One of the first things to consider when designing a building is its orientation in relation to the sun, as correct alignment will vastly enhance its ability to exploit passive solar heating and lighting. The important part of the building is the south elevation, because this side receives most sunlight.
Passive Solar Lighting
The less sunlight penetrating a building, the more artificial lighting will be needed. This makes the building more energy-hungry, and it has also been shown that an environment with natural sunlight is healthier for the occupants than constant artificial light. ‘Daylighting’ requires large, south-facing windows that are not overshadowed by another nearby structure. North-facing rooms, too, can benefit from natural light if a skylight or a clerestory can be included; a clerestory is a row of windows at high level. Passive solar lighting is most effective where there is an open floor plan, so that daylight can enter at roof level and filter through the building.
Passive Solar Heating
Like passive solar lighting, passive solar heating can reduce electricity consumption significantly; but, again, it is most effective if designed into the building. If the walls are built from materials that absorb and store thermal energy, at the end of a hot day they will have collected a lot of heat, and when the air inside the building becomes cool, they will transmit heat into the atmosphere. This is termed direct solar gain.
Indirect solar gain comes from features outside the living space, such as sunspaces or Trombe walls. Sunspaces or solariums are glass structures built onto the sunny side of the building; the air inside becomes very hot, like a greenhouse, and the hot air is circulated round the building by convection. A Trombe wall is a thick, dark-coloured wall with vents at top and bottom, constructed a few inches from a glazed panel or window. The air in the channel between wall and window is heated and convection currents carry the heat through the vents and around the building.
Passive Solar Cooling and Ventilation
Features that promote solar heating must be balanced by cooling and ventilation features, to prevent excessive heat during periods of strong sunlight. Effective passive solar ventilation can be provided by a thermal chimney, which uses passive solar energy to create air movement , and enhances natural ventilation throughout the building.
It is also necessary to provide an efficient means of shading windows, clerestories and skylights and closing off sunspaces.

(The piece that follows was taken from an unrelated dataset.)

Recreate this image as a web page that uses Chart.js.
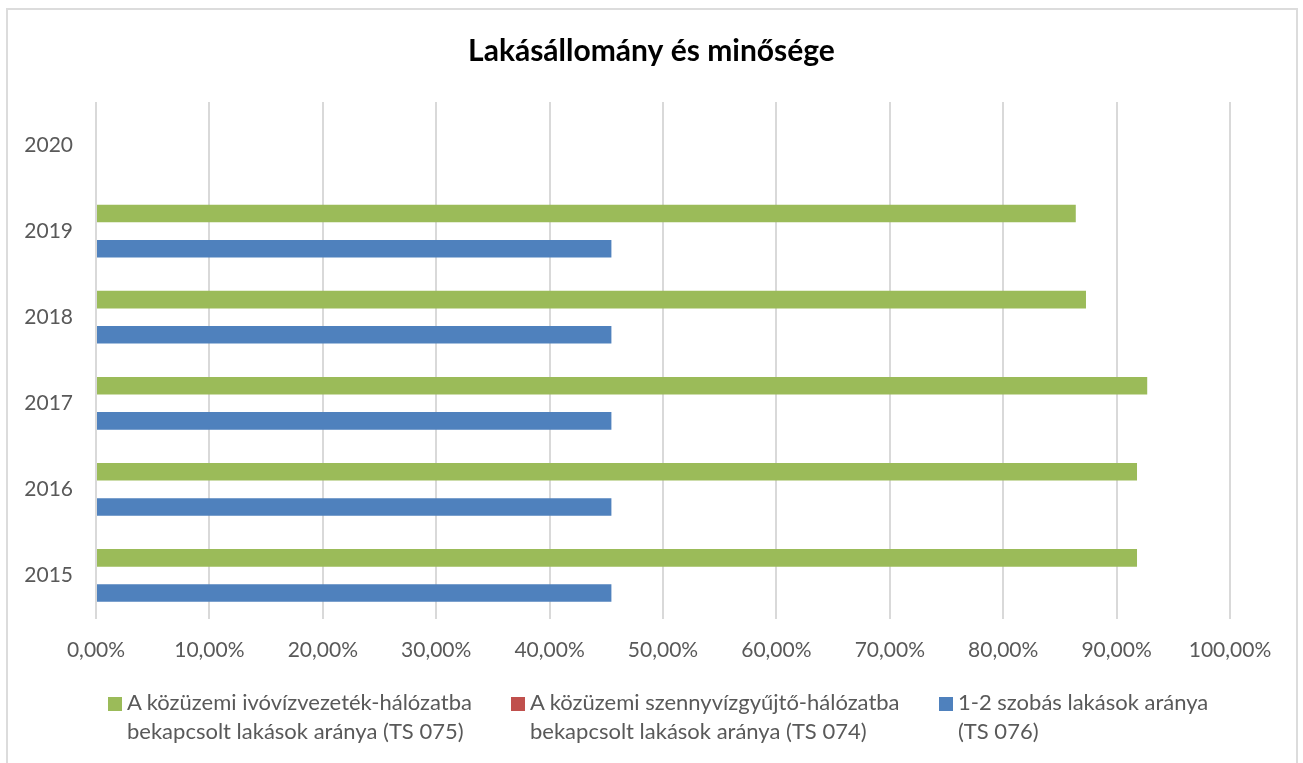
<!DOCTYPE html>
<html lang="hu">
<head>
<meta charset="utf-8">
<title>Lakásállomány és minősége</title>
<script src="https://cdn.jsdelivr.net/npm/chart.js@4/dist/chart.umd.min.js"></script>
<style>
  html, body { margin: 0; padding: 0; background: #fff; width: 1303px; height: 763px; overflow: hidden; }
  #frame { position: absolute; left: 6px; top: 8px; width: 1292px; height: 800px; border: 2px solid #dcdcdc; box-sizing: border-box; }
  #chart { position: absolute; left: 0; top: 0; }
  .lg { position: absolute; font-family: Lato, "Open Sans", sans-serif; font-size: 22px; line-height: 28.8px; color: #595959; white-space: nowrap; }
  .sw { position: absolute; width: 14px; height: 14px; }
</style>
</head>
<body>
<div id="frame"></div>
<canvas id="chart" width="1303" height="763"></canvas>
<div id="legend"></div>
<script>
// ---- data ----
const years = ['2015', '2016', '2017', '2018', '2019', '2020'];
const seriesNames = [
  ['A közüzemi ivóvízvezeték-hálózatba', 'bekapcsolt lakások aránya (TS 075)'],
  ['A közüzemi szennyvízgyűjtő-hálózatba', 'bekapcsolt lakások aránya (TS 074)'],
  ['1-2 szobás lakások aránya', '(TS 076)']
];
const ts075 = [91.8, 91.8, 92.7, 87.3, 86.4, null];
const ts074 = [null, null, null, null, null, null];
const ts076 = [45.45, 45.45, 45.45, 45.45, 45.45, null];
const xTicks = [0, 10, 20, 30, 40, 50, 60, 70, 80, 90, 100];

const colors = ['#9BBB59', '#C0504D', '#4F81BD'];
const seriesData = [ts075, ts074, ts076];

const fmt = v => v.toFixed(2).replace('.', ',') + '%';

// centre the title over the whole canvas (not only the padded area)
const centreTitle = {
  id: 'centreTitle',
  afterLayout(chart) {
    const t = chart.titleBlock;
    if (t) { t.left = 0; t.right = chart.width; t.width = chart.width; }
  }
};

new Chart(document.getElementById('chart'), {
  type: 'bar',
  data: {
    labels: years,
    datasets: seriesData.map((d, i) => ({
      label: seriesNames[i].join(' '),
      data: d,
      backgroundColor: colors[i],
      borderWidth: 0,
      categoryPercentage: 0.6133,
      barPercentage: 1.0
    }))
  },
  plugins: [centreTitle],
  options: {
    indexAxis: 'y',
    responsive: false,
    devicePixelRatio: 1,
    animation: false,
    layout: { padding: { left: 0, right: 73, top: 0, bottom: 0 } },
    plugins: {
      legend: { display: false },
      tooltip: { enabled: false },
      title: {
        display: true,
        text: 'Lakásállomány és minősége',
        color: '#000',
        font: { family: 'Lato, "Open Sans", sans-serif', size: 30, weight: 'bold' },
        padding: { top: 33.5, bottom: 32.5 }
      }
    },
    scales: {
      x: {
        min: 0, max: 100,
        afterBuildTicks: s => { s.ticks = xTicks.map(v => ({ value: v })); },
        afterFit: s => { s.height = 144.5; },
        grid: { color: '#d9d9d9', lineWidth: 2, drawTicks: false },
        border: { display: false },
        ticks: {
          padding: 19,
          color: '#595959',
          font: { family: 'Lato, "Open Sans", sans-serif', size: 21 },
          callback: v => fmt(v)
        }
      },
      y: {
        reverse: true,
        afterFit: s => { s.width = 96; },
        grid: { display: false, drawTicks: false },
        border: { display: false },
        ticks: {
          padding: 23,
          color: '#595959',
          font: { family: 'Lato, "Open Sans", sans-serif', size: 21 }
        }
      }
    }
  }
});

// ---- HTML legend (two-line labels) ----
const legendPos = [
  { sw: 108, tx: 127 },
  { sw: 511, tx: 530 },
  { sw: 939, tx: 958 }
];
const lg = document.getElementById('legend');
seriesNames.forEach((lines, i) => {
  const sw = document.createElement('div');
  sw.className = 'sw';
  sw.style.left = legendPos[i].sw + 'px';
  sw.style.top = '697px';
  sw.style.background = colors[i];
  lg.appendChild(sw);
  const t = document.createElement('div');
  t.className = 'lg';
  t.style.left = legendPos[i].tx + 'px';
  t.style.top = '688px';
  t.innerHTML = lines.map(s => '<div>' + s + '</div>').join('');
  lg.appendChild(t);
});
</script>
</body>
</html>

There should be plenty of fresh-air ventilation, and there should be a minimum of physical obstructions that completely block the passage of air, as this prevents convection from taking place and creates ‘hot spots’ in the building.
At its most basic level, the application of passive solar energy simply means taking a little trouble to ensure that a few fundamental principles are implemented effectively. Simple passive solar features such as double glazing are now standard in most modern buildings, and we have developed many innovative methods of using and combining active and passive solar power, that can be installed into premises with little or no disruption.

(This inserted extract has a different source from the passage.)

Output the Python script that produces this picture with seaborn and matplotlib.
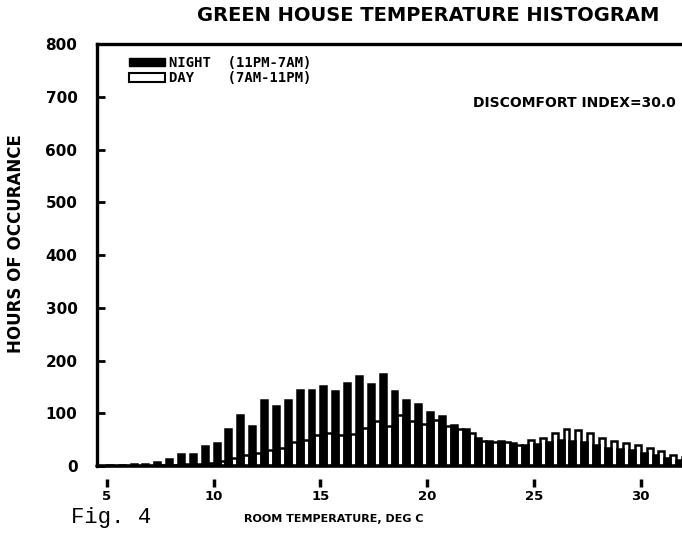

Some are widely used and quite inexpensive, such as solar lights in parks and gardens, that and charge up while the sun is shining and emit light at night, requiring no electricity supply. Some are more complex; for example, Hybrid Solar Lighting systems (HLS) use focusing mirrors to track the sun, collect direct sunlight and transmit it inside the building along optical fibres.
The savings on energy consumption through passive solar power can be very considerable, and are greater still when active and passive solar features complement each other; for instance, electricity produced by photovoltaic panels can operate fans to circulate thermal energy collected by passive solar means, or pumps to circulate water heated by passive solar heat. The buildings that make the best use of passive solar energy, and therefore have the lowest carbon footprint – and the lowest energy bills – will always be those that were designed with passive solar power as a priority.